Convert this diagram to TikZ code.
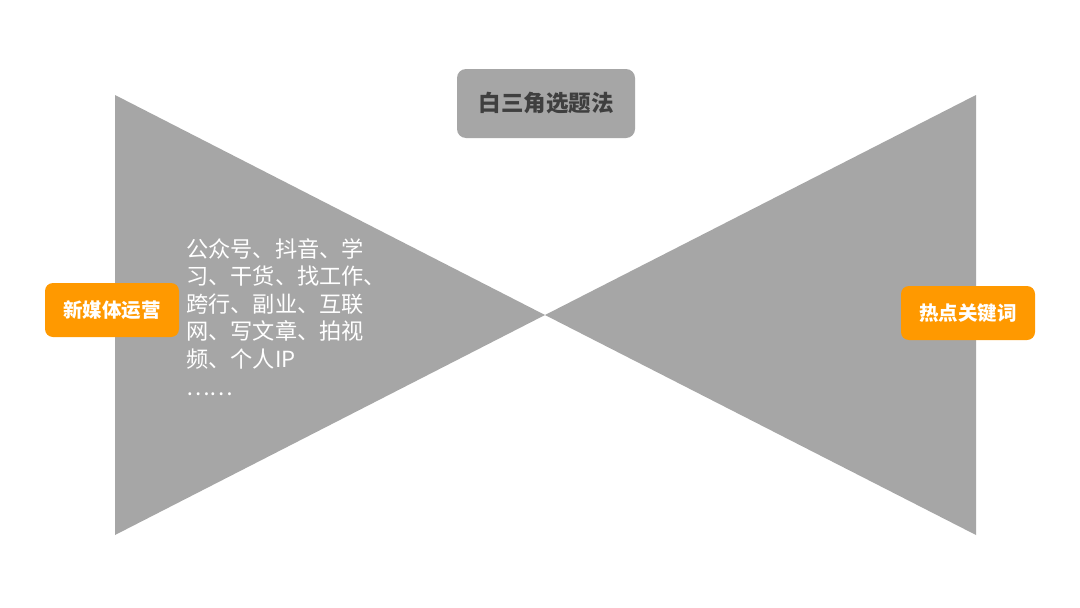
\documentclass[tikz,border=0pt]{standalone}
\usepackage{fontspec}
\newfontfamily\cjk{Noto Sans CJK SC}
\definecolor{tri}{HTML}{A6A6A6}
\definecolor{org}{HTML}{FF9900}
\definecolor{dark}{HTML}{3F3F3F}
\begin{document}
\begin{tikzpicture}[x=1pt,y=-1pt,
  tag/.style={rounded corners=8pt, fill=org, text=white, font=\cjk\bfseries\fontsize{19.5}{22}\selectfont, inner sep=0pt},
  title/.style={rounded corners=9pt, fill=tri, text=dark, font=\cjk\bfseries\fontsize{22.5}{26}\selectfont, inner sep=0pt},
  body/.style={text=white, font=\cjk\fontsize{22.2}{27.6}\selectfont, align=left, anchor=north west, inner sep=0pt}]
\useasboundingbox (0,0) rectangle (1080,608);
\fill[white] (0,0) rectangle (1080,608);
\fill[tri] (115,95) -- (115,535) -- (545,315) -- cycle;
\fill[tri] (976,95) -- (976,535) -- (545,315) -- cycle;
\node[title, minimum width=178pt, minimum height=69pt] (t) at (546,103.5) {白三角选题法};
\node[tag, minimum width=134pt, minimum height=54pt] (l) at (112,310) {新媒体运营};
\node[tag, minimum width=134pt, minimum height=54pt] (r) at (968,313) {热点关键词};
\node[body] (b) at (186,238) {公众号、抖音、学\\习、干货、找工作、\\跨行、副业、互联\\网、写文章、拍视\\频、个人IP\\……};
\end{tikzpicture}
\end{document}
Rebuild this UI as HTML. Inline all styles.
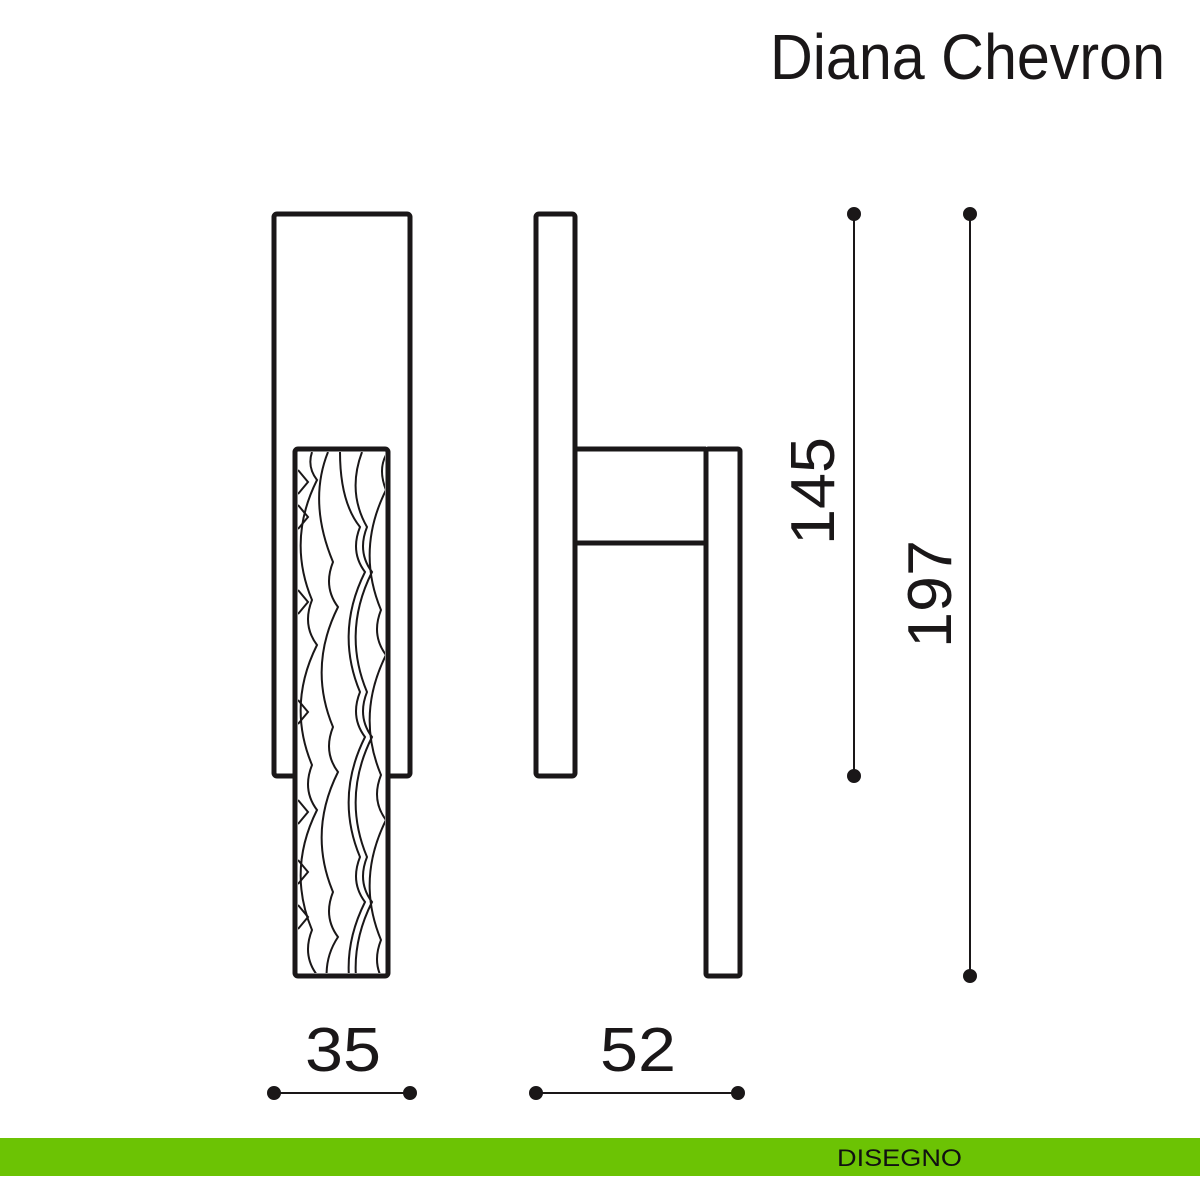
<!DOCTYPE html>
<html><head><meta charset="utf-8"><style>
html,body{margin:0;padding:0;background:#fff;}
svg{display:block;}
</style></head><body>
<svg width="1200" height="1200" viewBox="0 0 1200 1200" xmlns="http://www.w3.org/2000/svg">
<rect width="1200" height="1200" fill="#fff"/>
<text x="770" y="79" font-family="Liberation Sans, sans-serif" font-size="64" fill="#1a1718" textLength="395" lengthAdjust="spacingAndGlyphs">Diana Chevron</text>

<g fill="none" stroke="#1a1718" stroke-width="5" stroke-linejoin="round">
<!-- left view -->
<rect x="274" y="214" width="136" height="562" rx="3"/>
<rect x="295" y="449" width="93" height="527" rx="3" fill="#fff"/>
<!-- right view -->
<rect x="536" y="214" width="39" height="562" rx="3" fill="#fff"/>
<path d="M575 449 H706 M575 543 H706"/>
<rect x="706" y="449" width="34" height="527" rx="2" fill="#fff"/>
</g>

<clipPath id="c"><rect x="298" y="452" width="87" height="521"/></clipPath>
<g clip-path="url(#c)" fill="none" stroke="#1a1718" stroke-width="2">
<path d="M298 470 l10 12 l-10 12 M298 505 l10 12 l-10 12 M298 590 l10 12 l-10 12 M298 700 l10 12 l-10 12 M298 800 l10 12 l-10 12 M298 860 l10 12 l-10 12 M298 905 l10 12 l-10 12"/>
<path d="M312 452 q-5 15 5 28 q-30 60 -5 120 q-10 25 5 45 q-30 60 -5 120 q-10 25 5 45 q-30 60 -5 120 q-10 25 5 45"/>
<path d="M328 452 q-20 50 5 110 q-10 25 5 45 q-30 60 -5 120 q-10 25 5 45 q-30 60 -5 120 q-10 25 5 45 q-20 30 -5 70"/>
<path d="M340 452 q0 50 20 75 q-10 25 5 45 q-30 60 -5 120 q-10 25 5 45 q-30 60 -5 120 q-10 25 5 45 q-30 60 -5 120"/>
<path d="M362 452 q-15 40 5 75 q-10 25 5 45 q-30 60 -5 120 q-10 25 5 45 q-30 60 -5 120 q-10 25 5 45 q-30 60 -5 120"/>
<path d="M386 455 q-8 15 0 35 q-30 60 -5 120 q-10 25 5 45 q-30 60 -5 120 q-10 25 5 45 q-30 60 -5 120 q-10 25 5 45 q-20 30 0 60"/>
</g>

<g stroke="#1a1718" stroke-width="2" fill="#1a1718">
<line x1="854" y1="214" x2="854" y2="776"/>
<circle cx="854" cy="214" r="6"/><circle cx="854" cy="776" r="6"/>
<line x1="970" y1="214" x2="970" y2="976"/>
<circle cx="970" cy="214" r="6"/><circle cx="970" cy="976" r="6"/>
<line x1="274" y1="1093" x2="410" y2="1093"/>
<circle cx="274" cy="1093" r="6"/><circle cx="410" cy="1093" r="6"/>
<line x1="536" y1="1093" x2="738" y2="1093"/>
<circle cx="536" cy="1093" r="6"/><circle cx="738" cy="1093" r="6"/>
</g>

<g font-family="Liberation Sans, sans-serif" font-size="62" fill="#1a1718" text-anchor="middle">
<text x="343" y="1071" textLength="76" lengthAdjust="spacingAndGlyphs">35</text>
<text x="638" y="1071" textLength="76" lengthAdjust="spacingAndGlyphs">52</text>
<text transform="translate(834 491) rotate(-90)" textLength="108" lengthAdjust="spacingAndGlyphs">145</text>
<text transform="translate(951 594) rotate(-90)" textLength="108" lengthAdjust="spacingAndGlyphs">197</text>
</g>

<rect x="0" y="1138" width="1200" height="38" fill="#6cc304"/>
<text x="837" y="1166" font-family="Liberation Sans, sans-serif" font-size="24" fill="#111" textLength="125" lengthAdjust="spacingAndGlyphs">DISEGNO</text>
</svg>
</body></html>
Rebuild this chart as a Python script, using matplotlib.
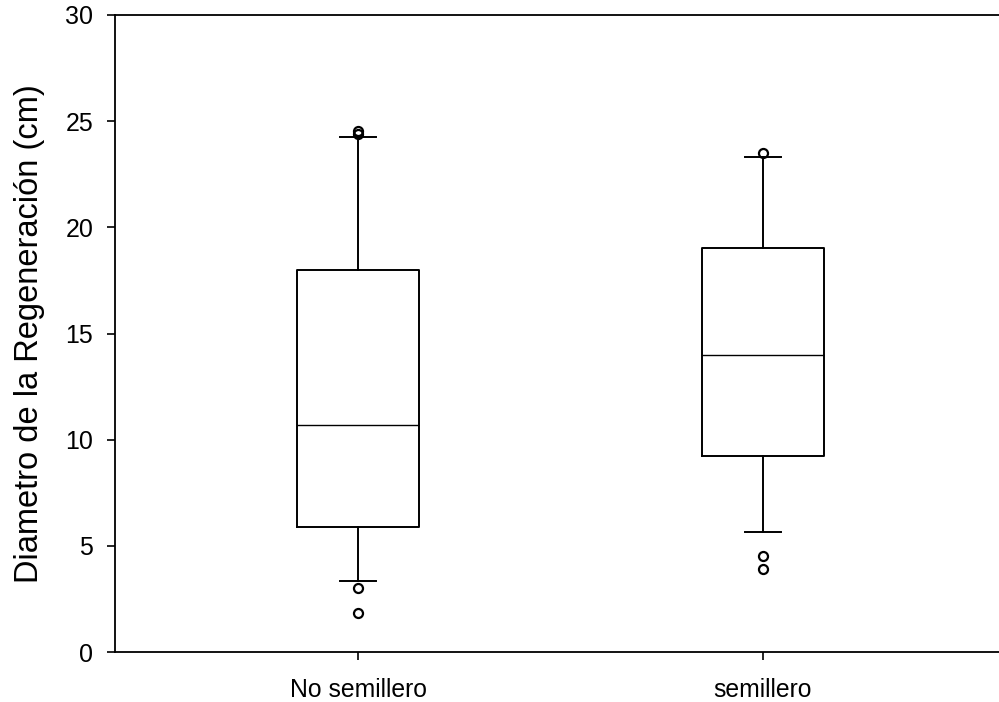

- Task requirements
Every record above should be written out again exactly; the pictures stay out of the copy.

- Complete response
Convert this diagram to TikZ code.
\documentclass[tikz,border=0pt]{standalone}
\usepackage{fontspec}
\newfontfamily\cjk{Noto Sans CJK SC}
\definecolor{tri}{HTML}{A6A6A6}
\definecolor{org}{HTML}{FF9900}
\definecolor{dark}{HTML}{3F3F3F}
\begin{document}
\begin{tikzpicture}[x=1pt,y=-1pt,
  tag/.style={rounded corners=8pt, fill=org, text=white, font=\cjk\bfseries\fontsize{19.5}{22}\selectfont, inner sep=0pt},
  title/.style={rounded corners=9pt, fill=tri, text=dark, font=\cjk\bfseries\fontsize{22.5}{26}\selectfont, inner sep=0pt},
  body/.style={text=white, font=\cjk\fontsize{22.2}{27.6}\selectfont, align=left, anchor=north west, inner sep=0pt}]
\useasboundingbox (0,0) rectangle (1080,608);
\fill[white] (0,0) rectangle (1080,608);
\fill[tri] (115,95) -- (115,535) -- (545,315) -- cycle;
\fill[tri] (976,95) -- (976,535) -- (545,315) -- cycle;
\node[title, minimum width=178pt, minimum height=69pt] (t) at (546,103.5) {白三角选题法};
\node[tag, minimum width=134pt, minimum height=54pt] (l) at (112,310) {新媒体运营};
\node[tag, minimum width=134pt, minimum height=54pt] (r) at (968,313) {热点关键词};
\node[body] (b) at (186,238) {公众号、抖音、学\\习、干货、找工作、\\跨行、副业、互联\\网、写文章、拍视\\频、个人IP\\……};
\end{tikzpicture}
\end{document}
Rebuild this UI as HTML. Inline all styles.
<!DOCTYPE html>
<html><head><meta charset="utf-8"><style>
html,body{margin:0;padding:0;background:#fff;}
svg{display:block;}
</style></head><body>
<svg width="1200" height="1200" viewBox="0 0 1200 1200" xmlns="http://www.w3.org/2000/svg">
<rect width="1200" height="1200" fill="#fff"/>
<text x="770" y="79" font-family="Liberation Sans, sans-serif" font-size="64" fill="#1a1718" textLength="395" lengthAdjust="spacingAndGlyphs">Diana Chevron</text>

<g fill="none" stroke="#1a1718" stroke-width="5" stroke-linejoin="round">
<!-- left view -->
<rect x="274" y="214" width="136" height="562" rx="3"/>
<rect x="295" y="449" width="93" height="527" rx="3" fill="#fff"/>
<!-- right view -->
<rect x="536" y="214" width="39" height="562" rx="3" fill="#fff"/>
<path d="M575 449 H706 M575 543 H706"/>
<rect x="706" y="449" width="34" height="527" rx="2" fill="#fff"/>
</g>

<clipPath id="c"><rect x="298" y="452" width="87" height="521"/></clipPath>
<g clip-path="url(#c)" fill="none" stroke="#1a1718" stroke-width="2">
<path d="M298 470 l10 12 l-10 12 M298 505 l10 12 l-10 12 M298 590 l10 12 l-10 12 M298 700 l10 12 l-10 12 M298 800 l10 12 l-10 12 M298 860 l10 12 l-10 12 M298 905 l10 12 l-10 12"/>
<path d="M312 452 q-5 15 5 28 q-30 60 -5 120 q-10 25 5 45 q-30 60 -5 120 q-10 25 5 45 q-30 60 -5 120 q-10 25 5 45"/>
<path d="M328 452 q-20 50 5 110 q-10 25 5 45 q-30 60 -5 120 q-10 25 5 45 q-30 60 -5 120 q-10 25 5 45 q-20 30 -5 70"/>
<path d="M340 452 q0 50 20 75 q-10 25 5 45 q-30 60 -5 120 q-10 25 5 45 q-30 60 -5 120 q-10 25 5 45 q-30 60 -5 120"/>
<path d="M362 452 q-15 40 5 75 q-10 25 5 45 q-30 60 -5 120 q-10 25 5 45 q-30 60 -5 120 q-10 25 5 45 q-30 60 -5 120"/>
<path d="M386 455 q-8 15 0 35 q-30 60 -5 120 q-10 25 5 45 q-30 60 -5 120 q-10 25 5 45 q-30 60 -5 120 q-10 25 5 45 q-20 30 0 60"/>
</g>

<g stroke="#1a1718" stroke-width="2" fill="#1a1718">
<line x1="854" y1="214" x2="854" y2="776"/>
<circle cx="854" cy="214" r="6"/><circle cx="854" cy="776" r="6"/>
<line x1="970" y1="214" x2="970" y2="976"/>
<circle cx="970" cy="214" r="6"/><circle cx="970" cy="976" r="6"/>
<line x1="274" y1="1093" x2="410" y2="1093"/>
<circle cx="274" cy="1093" r="6"/><circle cx="410" cy="1093" r="6"/>
<line x1="536" y1="1093" x2="738" y2="1093"/>
<circle cx="536" cy="1093" r="6"/><circle cx="738" cy="1093" r="6"/>
</g>

<g font-family="Liberation Sans, sans-serif" font-size="62" fill="#1a1718" text-anchor="middle">
<text x="343" y="1071" textLength="76" lengthAdjust="spacingAndGlyphs">35</text>
<text x="638" y="1071" textLength="76" lengthAdjust="spacingAndGlyphs">52</text>
<text transform="translate(834 491) rotate(-90)" textLength="108" lengthAdjust="spacingAndGlyphs">145</text>
<text transform="translate(951 594) rotate(-90)" textLength="108" lengthAdjust="spacingAndGlyphs">197</text>
</g>

<rect x="0" y="1138" width="1200" height="38" fill="#6cc304"/>
<text x="837" y="1166" font-family="Liberation Sans, sans-serif" font-size="24" fill="#111" textLength="125" lengthAdjust="spacingAndGlyphs">DISEGNO</text>
</svg>
</body></html>
Rebuild this chart as a Python script, using matplotlib.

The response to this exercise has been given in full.